◆ **Task description**
Images appear in the records below; leave them out and repeat everything else exactly.

◆ **Material**
----
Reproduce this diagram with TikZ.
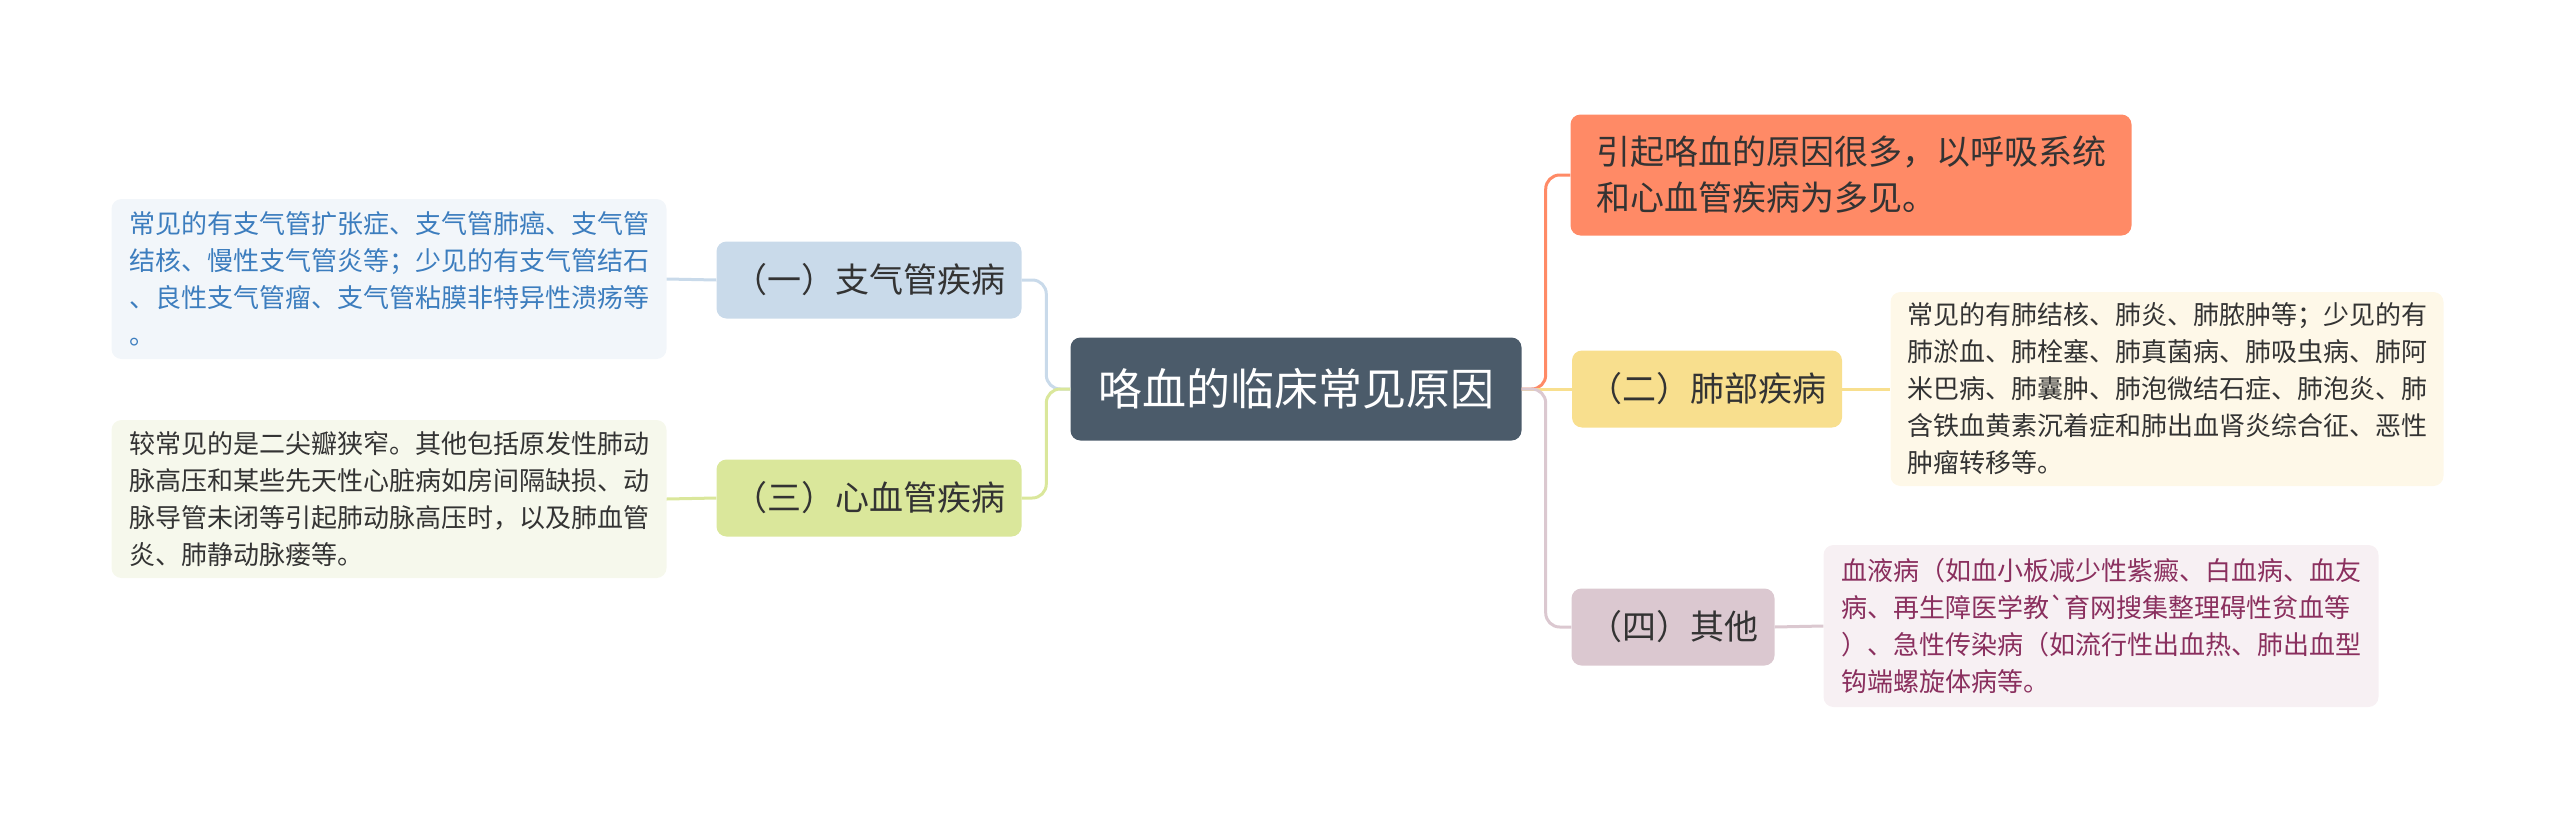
\documentclass[tikz,border=0pt]{standalone}
\usepackage{fontspec}
\setmainfont{Noto Sans CJK SC}
\usetikzlibrary{positioning}

\definecolor{rootfill}{HTML}{4B5B6A}
\definecolor{bluefill}{HTML}{C9DAEA}
\definecolor{greenfill}{HTML}{DAE79B}
\definecolor{orangefill}{HTML}{FF8A66}
\definecolor{yellowfill}{HTML}{F8DF8E}
\definecolor{pinkfill}{HTML}{DBC8D0}
\definecolor{bluenote}{HTML}{F2F6FA}
\definecolor{greennote}{HTML}{F6F8EC}
\definecolor{yellownote}{HTML}{FEF8E8}
\definecolor{pinknote}{HTML}{F7F0F3}
\definecolor{bluetext}{HTML}{3C7DBE}
\definecolor{pinktext}{HTML}{8A2F5E}
\definecolor{darktext}{HTML}{333333}

\begin{document}
\begin{tikzpicture}[x=1pt,y=-1pt,
  box/.style={rounded corners=10pt,inner sep=0pt,align=center},
  topic/.style={box,font=\fontsize{34}{40}\selectfont,text=darktext,minimum height=77pt},
  note/.style={box,font=\fontsize{26}{37}\selectfont,align=left,minimum width=555pt},
  link/.style={line width=3pt,rounded corners=14pt}]
  \useasboundingbox (0,0) rectangle (2560,822);

  % Root
  \node[box,fill=rootfill,text=white,font=\fontsize{44}{50}\selectfont,
    minimum width=451pt,minimum height=103pt] (root) at (1296,389) {咯血的临床常见原因};

  % Left topics and their notes
  \node[topic,fill=bluefill,minimum width=305pt] (bronchus) at (869,280) {（一）支气管疾病};
  \node[topic,fill=greenfill,minimum width=305pt] (heart) at (869,498) {（三）心血管疾病};
  \node[note,fill=bluenote,text=bluetext,minimum height=160pt] (bronchusnote) at (389,279) {%
    常见的有支气管扩张症、支气管肺癌、支气管\\
    结核、慢性支气管炎等；少见的有支气管结石\\
    、良性支气管瘤、支气管粘膜非特异性溃疡等\\
    。};
  \node[note,fill=greennote,text=darktext,minimum height=158pt] (heartnote) at (389,499) {%
    较常见的是二尖瓣狭窄。其他包括原发性肺动\\
    脉高压和某些先天性心脏病如房间隔缺损、动\\
    脉导管未闭等引起肺动脉高压时，以及肺血管\\
    炎、肺静动脉瘘等。};

  % Right topics and their notes
  \node[box,fill=orangefill,text=darktext,font=\fontsize{34}{46}\selectfont,align=left,
    minimum width=561pt,minimum height=121pt] (cause) at (1851,175) {%
    引起咯血的原因很多，以呼吸系统\\
    和心血管疾病为多见。};
  \node[topic,fill=yellowfill,minimum width=270pt] (lung) at (1707,389) {（二）肺部疾病};
  \node[topic,fill=pinkfill,minimum width=203pt] (other) at (1673,627) {（四）其他};
  \node[note,fill=yellownote,text=darktext,minimum width=553pt,minimum height=194pt] (lungnote) at (2167,389) {%
    常见的有肺结核、肺炎、肺脓肿等；少见的有\\
    肺淤血、肺栓塞、肺真菌病、肺吸虫病、肺阿\\
    米巴病、肺囊肿、肺泡微结石症、肺泡炎、肺\\
    含铁血黄素沉着症和肺出血肾炎综合征、恶性\\
    肿瘤转移等。};
  \node[note,fill=pinknote,text=pinktext,minimum height=162pt] (othernote) at (2101,626) {%
    血液病（如血小板减少性紫癜、白血病、血友\\
    病、再生障医学教\textasciigrave 育网搜集整理碍性贫血等\\
    ）、急性传染病（如流行性出血热、肺出血型\\
    钩端螺旋体病等。};

  % Connectors
  \draw[link,draw=bluefill] (root.west) -- ++(-24,0) |- (bronchus.east);
  \draw[link,draw=greenfill] (root.west) -- ++(-24,0) |- (heart.east);
  \draw[link,draw=bluefill] (bronchus.west) -- (bronchusnote.east);
  \draw[link,draw=greenfill] (heart.west) -- (heartnote.east);
  \draw[link,draw=orangefill] (root.east) -- ++(24,0) |- (cause.west);
  \draw[link,draw=yellowfill] (root.east) -- (lung.west);
  \draw[link,draw=pinkfill] (root.east) -- ++(24,0) |- (other.west);
  \draw[link,draw=yellowfill] (lung.east) -- (lungnote.west);
  \draw[link,draw=pinkfill] (other.east) -- (othernote.west);
\end{tikzpicture}
\end{document}
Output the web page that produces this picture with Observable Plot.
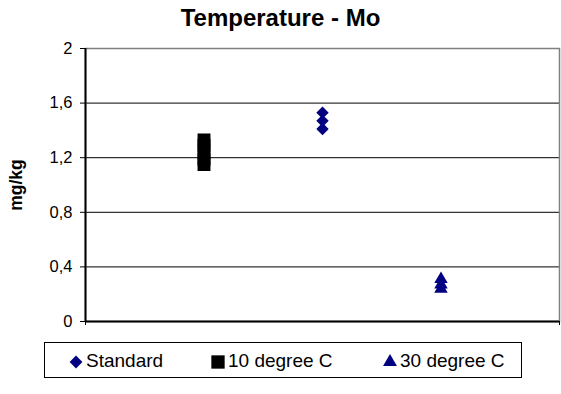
----
◆ **Result of this task**
Reproduce this diagram with TikZ.
\documentclass[tikz,border=0pt]{standalone}
\usepackage{fontspec}
\setmainfont{Noto Sans CJK SC}
\usetikzlibrary{positioning}

\definecolor{rootfill}{HTML}{4B5B6A}
\definecolor{bluefill}{HTML}{C9DAEA}
\definecolor{greenfill}{HTML}{DAE79B}
\definecolor{orangefill}{HTML}{FF8A66}
\definecolor{yellowfill}{HTML}{F8DF8E}
\definecolor{pinkfill}{HTML}{DBC8D0}
\definecolor{bluenote}{HTML}{F2F6FA}
\definecolor{greennote}{HTML}{F6F8EC}
\definecolor{yellownote}{HTML}{FEF8E8}
\definecolor{pinknote}{HTML}{F7F0F3}
\definecolor{bluetext}{HTML}{3C7DBE}
\definecolor{pinktext}{HTML}{8A2F5E}
\definecolor{darktext}{HTML}{333333}

\begin{document}
\begin{tikzpicture}[x=1pt,y=-1pt,
  box/.style={rounded corners=10pt,inner sep=0pt,align=center},
  topic/.style={box,font=\fontsize{34}{40}\selectfont,text=darktext,minimum height=77pt},
  note/.style={box,font=\fontsize{26}{37}\selectfont,align=left,minimum width=555pt},
  link/.style={line width=3pt,rounded corners=14pt}]
  \useasboundingbox (0,0) rectangle (2560,822);

  % Root
  \node[box,fill=rootfill,text=white,font=\fontsize{44}{50}\selectfont,
    minimum width=451pt,minimum height=103pt] (root) at (1296,389) {咯血的临床常见原因};

  % Left topics and their notes
  \node[topic,fill=bluefill,minimum width=305pt] (bronchus) at (869,280) {（一）支气管疾病};
  \node[topic,fill=greenfill,minimum width=305pt] (heart) at (869,498) {（三）心血管疾病};
  \node[note,fill=bluenote,text=bluetext,minimum height=160pt] (bronchusnote) at (389,279) {%
    常见的有支气管扩张症、支气管肺癌、支气管\\
    结核、慢性支气管炎等；少见的有支气管结石\\
    、良性支气管瘤、支气管粘膜非特异性溃疡等\\
    。};
  \node[note,fill=greennote,text=darktext,minimum height=158pt] (heartnote) at (389,499) {%
    较常见的是二尖瓣狭窄。其他包括原发性肺动\\
    脉高压和某些先天性心脏病如房间隔缺损、动\\
    脉导管未闭等引起肺动脉高压时，以及肺血管\\
    炎、肺静动脉瘘等。};

  % Right topics and their notes
  \node[box,fill=orangefill,text=darktext,font=\fontsize{34}{46}\selectfont,align=left,
    minimum width=561pt,minimum height=121pt] (cause) at (1851,175) {%
    引起咯血的原因很多，以呼吸系统\\
    和心血管疾病为多见。};
  \node[topic,fill=yellowfill,minimum width=270pt] (lung) at (1707,389) {（二）肺部疾病};
  \node[topic,fill=pinkfill,minimum width=203pt] (other) at (1673,627) {（四）其他};
  \node[note,fill=yellownote,text=darktext,minimum width=553pt,minimum height=194pt] (lungnote) at (2167,389) {%
    常见的有肺结核、肺炎、肺脓肿等；少见的有\\
    肺淤血、肺栓塞、肺真菌病、肺吸虫病、肺阿\\
    米巴病、肺囊肿、肺泡微结石症、肺泡炎、肺\\
    含铁血黄素沉着症和肺出血肾炎综合征、恶性\\
    肿瘤转移等。};
  \node[note,fill=pinknote,text=pinktext,minimum height=162pt] (othernote) at (2101,626) {%
    血液病（如血小板减少性紫癜、白血病、血友\\
    病、再生障医学教\textasciigrave 育网搜集整理碍性贫血等\\
    ）、急性传染病（如流行性出血热、肺出血型\\
    钩端螺旋体病等。};

  % Connectors
  \draw[link,draw=bluefill] (root.west) -- ++(-24,0) |- (bronchus.east);
  \draw[link,draw=greenfill] (root.west) -- ++(-24,0) |- (heart.east);
  \draw[link,draw=bluefill] (bronchus.west) -- (bronchusnote.east);
  \draw[link,draw=greenfill] (heart.west) -- (heartnote.east);
  \draw[link,draw=orangefill] (root.east) -- ++(24,0) |- (cause.west);
  \draw[link,draw=yellowfill] (root.east) -- (lung.west);
  \draw[link,draw=pinkfill] (root.east) -- ++(24,0) |- (other.west);
  \draw[link,draw=yellowfill] (lung.east) -- (lungnote.west);
  \draw[link,draw=pinkfill] (other.east) -- (othernote.west);
\end{tikzpicture}
\end{document}
Output the web page that produces this picture with Observable Plot.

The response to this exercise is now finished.